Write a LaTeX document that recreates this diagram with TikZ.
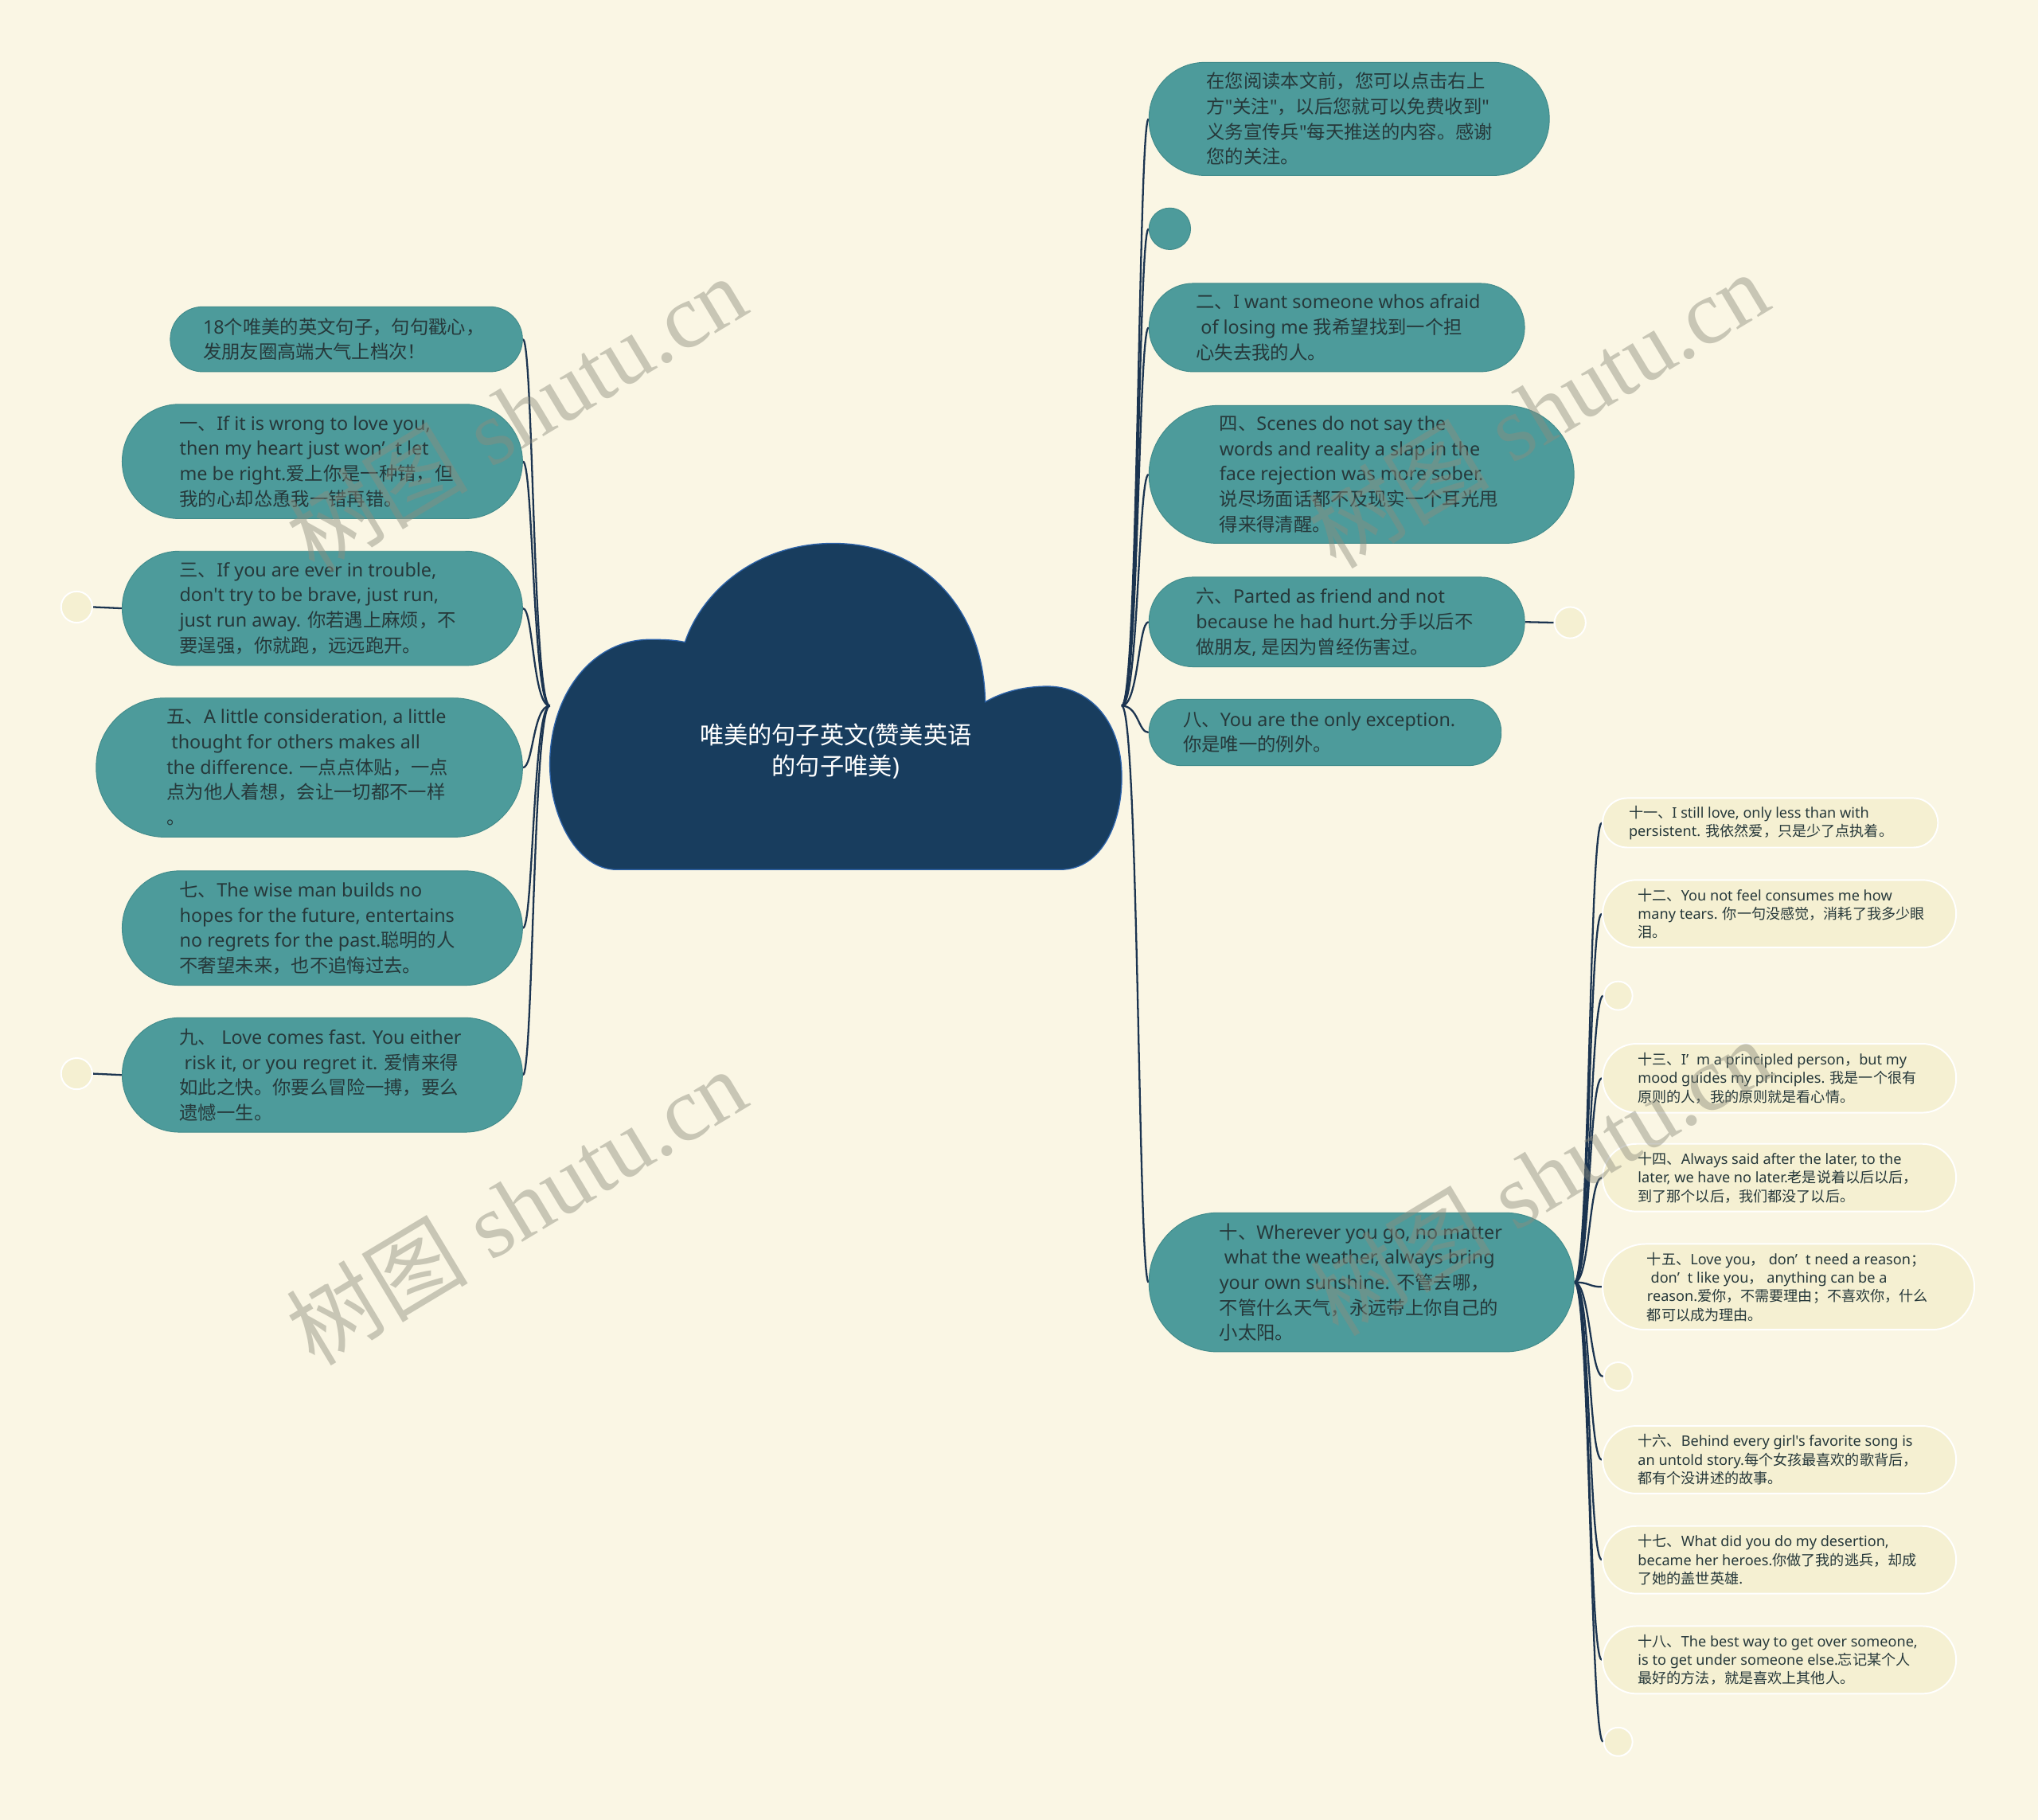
\documentclass[tikz,border=0pt]{standalone}
\usepackage{fontspec}
\setmainfont{Noto Sans}[Ligatures=TeXOff]
\newfontfamily\zhfont{Noto Sans CJK SC}[Ligatures=TeXOff]
\newfontfamily\lafont{Noto Sans}[Ligatures=TeXOff]
\newfontfamily\wmserif{Liberation Serif}
\XeTeXinterchartokenstate=1
\newXeTeXintercharclass\zhclass
\newcount\zhc
\def\setzhrange#1#2{\zhc=#1\relax\loop\XeTeXcharclass\zhc=\zhclass\relax\ifnum\zhc<#2\relax\advance\zhc by 1\relax\repeat}
\setzhrange{"3000}{"303F}
\setzhrange{"4E00}{"9FFF}
\setzhrange{"FF00}{"FFEF}
\XeTeXinterchartoks 0 \zhclass = {\zhfont}
\XeTeXinterchartoks 4095 \zhclass = {\zhfont}
\XeTeXinterchartoks \zhclass 0 = {\lafont}
\XeTeXinterchartoks \zhclass 4095 = {\lafont}
\usetikzlibrary{calc}
\definecolor{bgc}{RGB}{250,246,228}
\definecolor{teal1}{RGB}{77,155,155}
\definecolor{tealb}{RGB}{66,140,140}
\definecolor{txt}{RGB}{38,56,58}
\definecolor{cloudc}{RGB}{24,61,94}
\definecolor{cloudb}{RGB}{46,100,170}
\definecolor{linec}{RGB}{27,52,80}
\definecolor{creamc}{RGB}{245,240,210}
\definecolor{wmc}{RGB}{140,140,125}
\newcommand\myq{’\hspace{0.55em}}
\pgfdeclarelayer{bgfill}
\pgfdeclarelayer{links}
\pgfsetlayers{bgfill,links,main}
\begin{document}
\begin{tikzpicture}[x=1pt,y=-1pt,
  tbox/.style={draw=tealb, line width=0.6pt, fill=teal1, inner sep=0pt, rectangle},
  cbox/.style={draw=white, line width=1.2pt, fill=creamc, inner sep=0pt, rectangle},
  tcirc/.style={circle, draw=tealb, line width=0.6pt, fill=teal1, inner sep=0pt},
  ccirc/.style={circle, draw=white, line width=1.2pt, fill=creamc, inner sep=0pt},
  bigtxt/.style={inner sep=0pt, align=left, text=txt, font=\fontsize{14.3}{19.4}\selectfont, anchor=west},
  smtxt/.style={inner sep=0pt, align=left, text=txt, font=\fontsize{11.1}{14.3}\selectfont, anchor=west},
  link/.style={draw=linec, line width=1.4pt},
  wm/.style={text=wmc, opacity=0.45, rotate=31, font=\fontsize{70}{70}\selectfont, inner sep=0pt}
]
\useasboundingbox (0,0) rectangle (1568,1400);
\begin{pgfonlayer}{bgfill}
\fill[bgc] (0,0) rectangle (1568,1400);
\end{pgfonlayer}

% central cloud
\fill[cloudc, draw=cloudb, line width=0.8pt]
 (474,669) -- (816,669)
 .. controls (848,669) and (864,632) .. (863,595)
 .. controls (862,552) and (836,528) .. (806,528)
 .. controls (786,528) and (770,533) .. (758,540)
 .. controls (757,470) and (712,418) .. (641,418)
 .. controls (582,418) and (540,455) .. (527,494)
 .. controls (518,492) and (508,492) .. (500,492)
 .. controls (455,492) and (423,535) .. (423,588)
 .. controls (423,630) and (445,669) .. (474,669) -- cycle;
\node[text=white, align=center, font=\fontsize{18.5}{24}\selectfont, inner sep=0pt] (root) at (643,578) {唯美的句子英文(赞美英语\\的句子唯美)};
\coordinate (rootL) at (423,543);
\coordinate (rootR) at (863,543);

% left branch
\node[tbox, minimum width=271pt, minimum height=50pt, rounded corners=25pt] (L0) at (266.5,261) {};
\node[bigtxt] (L0t) at (156,261) {18个唯美的英文句子，句句戳心，\\发朋友圈高端大气上档次！};
\node[tbox, minimum width=308pt, minimum height=88pt, rounded corners=44pt] (L1) at (248,355) {};
\node[bigtxt] (L1t) at (138,355) {一、If it is wrong to love you,\\then my heart just won\myq t let\\me be right.爱上你是一种错，但\\我的心却怂恿我一错再错。};
\node[tbox, minimum width=308pt, minimum height=88pt, rounded corners=44pt] (L2) at (248,468) {};
\node[bigtxt] (L2t) at (138,468) {三、If you are ever in trouble,\\don't try to be brave, just run,\\just run away. 你若遇上麻烦，不\\要逞强，你就跑，远远跑开。};
\node[tbox, minimum width=328pt, minimum height=107pt, rounded corners=53pt] (L3) at (238,590.5) {};
\node[bigtxt] (L3t) at (128,590.5) {五、A little consideration, a little\\\ thought for others makes all\\the difference. 一点点体贴，一点\\点为他人着想，会让一切都不一样\\。};
\node[tbox, minimum width=308pt, minimum height=88pt, rounded corners=44pt] (L4) at (248,714) {};
\node[bigtxt] (L4t) at (138,714) {七、The wise man builds no\\hopes for the future, entertains\\no regrets for the past.聪明的人\\不奢望未来，也不追悔过去。};
\node[tbox, minimum width=308pt, minimum height=88pt, rounded corners=44pt] (L5) at (248,827) {};
\node[bigtxt] (L5t) at (138,827) {九、 Love comes fast. You either\\\ risk it, or you regret it. 爱情来得\\如此之快。你要么冒险一搏，要么\\遗憾一生。};
\node[ccirc, minimum size=24pt] (LC2) at (59,467) {};
\node[ccirc, minimum size=24pt] (LC5) at (59,826) {};

% right branch
\node[tbox, minimum width=308pt, minimum height=87pt, rounded corners=43pt] (R1) at (1038,91.5) {};
\node[bigtxt] (R1t) at (928,91.5) {在您阅读本文前，您可以点击右上\\方"关注"，以后您就可以免费收到"\\义务宣传兵"每天推送的内容。感谢\\您的关注。};
\node[tcirc, minimum size=32pt] (R2) at (900,176) {};
\node[tbox, minimum width=289pt, minimum height=68pt, rounded corners=34pt] (R3) at (1028.5,252) {};
\node[bigtxt] (R3t) at (920,252) {二、I want someone whos afraid\\\ of losing me 我希望找到一个担\\心失去我的人。};
\node[tbox, minimum width=327pt, minimum height=106pt, rounded corners=53pt] (R4) at (1047.5,365) {};
\node[bigtxt] (R4t) at (938,365) {四、Scenes do not say the\\words and reality a slap in the\\face rejection was more sober.\\说尽场面话都不及现实一个耳光甩\\得来得清醒。};
\node[tbox, minimum width=289pt, minimum height=69pt, rounded corners=34pt] (R5) at (1028.5,478.5) {};
\node[bigtxt] (R5t) at (920,478.5) {六、Parted as friend and not\\because he had hurt.分手以后不\\做朋友, 是因为曾经伤害过。};
\node[ccirc, minimum size=24pt] (RC5) at (1208,479) {};
\node[tbox, minimum width=271pt, minimum height=51pt, rounded corners=25pt] (R6) at (1019.5,563.5) {};
\node[bigtxt] (R6t) at (910,563.5) {八、You are the only exception.\\你是唯一的例外。};
\node[tbox, minimum width=327pt, minimum height=107pt, rounded corners=53pt] (R7) at (1047.5,986.5) {};
\node[bigtxt] (R7t) at (938,986.5) {十、Wherever you go, no matter\\\ what the weather, always bring\\your own sunshine. 不管去哪，\\不管什么天气，永远带上你自己的\\小太阳。};

% third level
\node[cbox, minimum width=258pt, minimum height=38pt, rounded corners=19pt] (S1) at (1362,633) {};
\node[smtxt] (S1t) at (1253,633) {十一、I still love, only less than with\\persistent. 我依然爱，只是少了点执着。};
\node[cbox, minimum width=272pt, minimum height=52pt, rounded corners=26pt] (S2) at (1369,703) {};
\node[smtxt] (S2t) at (1260,703) {十二、You not feel consumes me how\\many tears. 你一句没感觉，消耗了我多少眼\\泪。};
\node[ccirc, minimum size=22pt] (S3) at (1245,766) {};
\node[cbox, minimum width=272pt, minimum height=53pt, rounded corners=26pt] (S4) at (1369,829.5) {};
\node[smtxt] (S4t) at (1260,829.5) {十三、I\myq m a principled person，but my\\mood guides my principles. 我是一个很有\\原则的人，我的原则就是看心情。};
\node[cbox, minimum width=272pt, minimum height=52pt, rounded corners=26pt] (S5) at (1369,906) {};
\node[smtxt] (S5t) at (1260,906) {十四、Always said after the later, to the\\later, we have no later.老是说着以后以后，\\到了那个以后，我们都没了以后。};
\node[cbox, minimum width=286pt, minimum height=66pt, rounded corners=33pt] (S6) at (1376,990) {};
\node[smtxt] (S6t) at (1267,990) {十五、Love you， don\myq t need a reason；\\\ don\myq t like you， anything can be a\\reason.爱你，不需要理由；不喜欢你，什么\\都可以成为理由。};
\node[ccirc, minimum size=22pt] (S7) at (1245,1059) {};
\node[cbox, minimum width=272pt, minimum height=52pt, rounded corners=26pt] (S8) at (1369,1123) {};
\node[smtxt] (S8t) at (1260,1123) {十六、Behind every girl's favorite song is\\an untold story.每个女孩最喜欢的歌背后，\\都有个没讲述的故事。};
\node[cbox, minimum width=272pt, minimum height=52pt, rounded corners=26pt] (S9) at (1369,1200) {};
\node[smtxt] (S9t) at (1260,1200) {十七、What did you do my desertion,\\became her heroes.你做了我的逃兵，却成\\了她的盖世英雄.};
\node[cbox, minimum width=272pt, minimum height=52pt, rounded corners=26pt] (S10) at (1369,1277) {};
\node[smtxt] (S10t) at (1260,1277) {十八、The best way to get over someone,\\is to get under someone else.忘记某个人\\最好的方法，就是喜欢上其他人。};
\node[ccirc, minimum size=22pt] (S11) at (1245,1340) {};

% connectors
\begin{pgfonlayer}{links}
\foreach \n in {L0,L1,L2,L3,L4,L5}
  \draw[link] (rootL) .. controls +(-13,0) and +(8,0) .. (\n.east);
\foreach \n in {R1,R2,R3,R4,R5,R6,R7}
  \draw[link] (rootR) .. controls +(13,0) and +(-8,0) .. (\n.west);
\foreach \n in {S1,S2,S3,S4,S5,S6,S7,S8,S9,S10,S11}
  \draw[link] (R7.east) .. controls +(12,0) and +(-10,0) .. (\n.west);
\draw[link] (L2.west) -- (LC2.east);
\draw[link] (L5.west) -- (LC5.east);
\draw[link] (R5.east) -- (RC5.west);
\end{pgfonlayer}

% watermarks
\node[wm] (wm1) at (397,318) {树图 {\wmserif shutu.cn}};
\node[wm] (wm2) at (397,928) {树图 {\wmserif shutu.cn}};
\node[wm] (wm3) at (1183,315) {树图 {\wmserif shutu.cn}};
\node[wm] (wm4) at (1185,905) {树图 {\wmserif shutu.cn}};
\end{tikzpicture}
\end{document}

•••

* _Aim_: Collect every line above that contains the word "with".

* _Full response_:
Write a LaTeX document that recreates this diagram with TikZ.
\node[smtxt] (S1t) at (1253,633) {十一、I still love, only less than with\\persistent. 我依然爱，只是少了点执着。};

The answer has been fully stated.